Self-improvment New Year’s resolutions usually fade after Week 2 because they require us to do things we’re not used to. Most people aren’t wired that way. So I’m thinking it might be easier to stop doing something unhealthy rather than to start a whole new regime. So here’s my list of three common things parents should stop doing this year.
1. Yelling. Parenting is messy and stressful. With everything that’s expected of you it’s easy to get frustrated or overwhelmed. If yelling has become your go-to place, you need to stop. When you lash out at your kids, your spouse, or your dog, you are polluting your home and hurting your family. If you don’t have at least one stress-management tool in your toolkit (alcohol and tobacco do not count), you aren’t fully equipped for your parenting job so you’ll be less effective. I recommend breathing. It will help you learn the relaxation response. Breathing requires no gym membership or special shoes. It’s free and always available. Yes, it’s habit-forming, but in a very good way. Stop yelling and start breathing and your kids will give you less to yell about. Guaranteed.

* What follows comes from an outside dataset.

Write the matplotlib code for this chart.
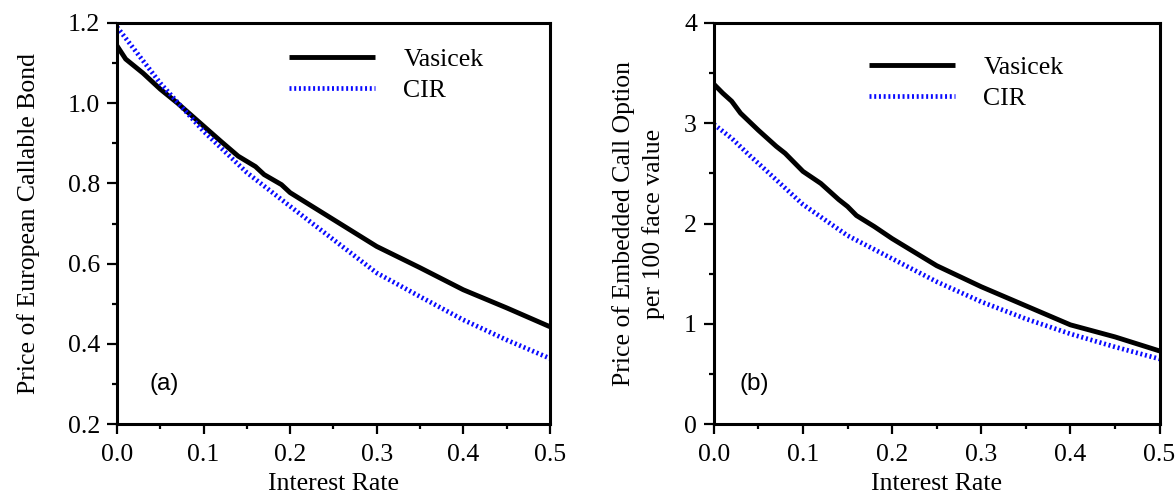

2. Tuning out. Parents, teachers, coaches… adults in general are always telling kids what to do, how to act, and what to believe. When kids take the bold step of opening up to us (because they need to be heard), we often aren’t listening… not one hundred percent. And if we are listening, as soon as we hear something that indicates a “problem” we may well jump to invalidate it (“You don’t really feel that way.”) And yet, we want our kids to stand up for themselves amongst their peers – whether they’re being overpowered in the kindergarten playground or in a teen relationship. But how are they going to learn to be speak up if we don’t give them practice by respectfully listening to what they have to say? Stop tuning out and start listening with a more open heart and mind and your kids will feel more confident in themselves.
3. Rushing around. Every family needs down time, and hopefully you all got some during the holidays. But most of us need and deserve daily down time… together… as a family. If your kids are still young enough for story time, what a great chance to cuddle and reconnect each evening. If your children are past being read to you can still make it a nightly ritual to check in with them for a quiet talk about how the day went for each of you. (This is a great way to teach kids that conversations are a two-way street. Just because you’re an adult doesn’t mean you’re always the one asking “How’s it going?”) And let’s not forget meal time. Maybe you’ve heard this before but the research findings are so amazing they’re worth repeating: Kids whose families sit down and eat dinner together at least three times a week get all kinds of benefits. Have dinner together and your kids are more likely to do better in school, less likely to use alcohol or illegal drugs, and less likely to be overweight. They’re even less likely to have friends who do drugs! Don’t you love it?
Happy New Year from my family to yours.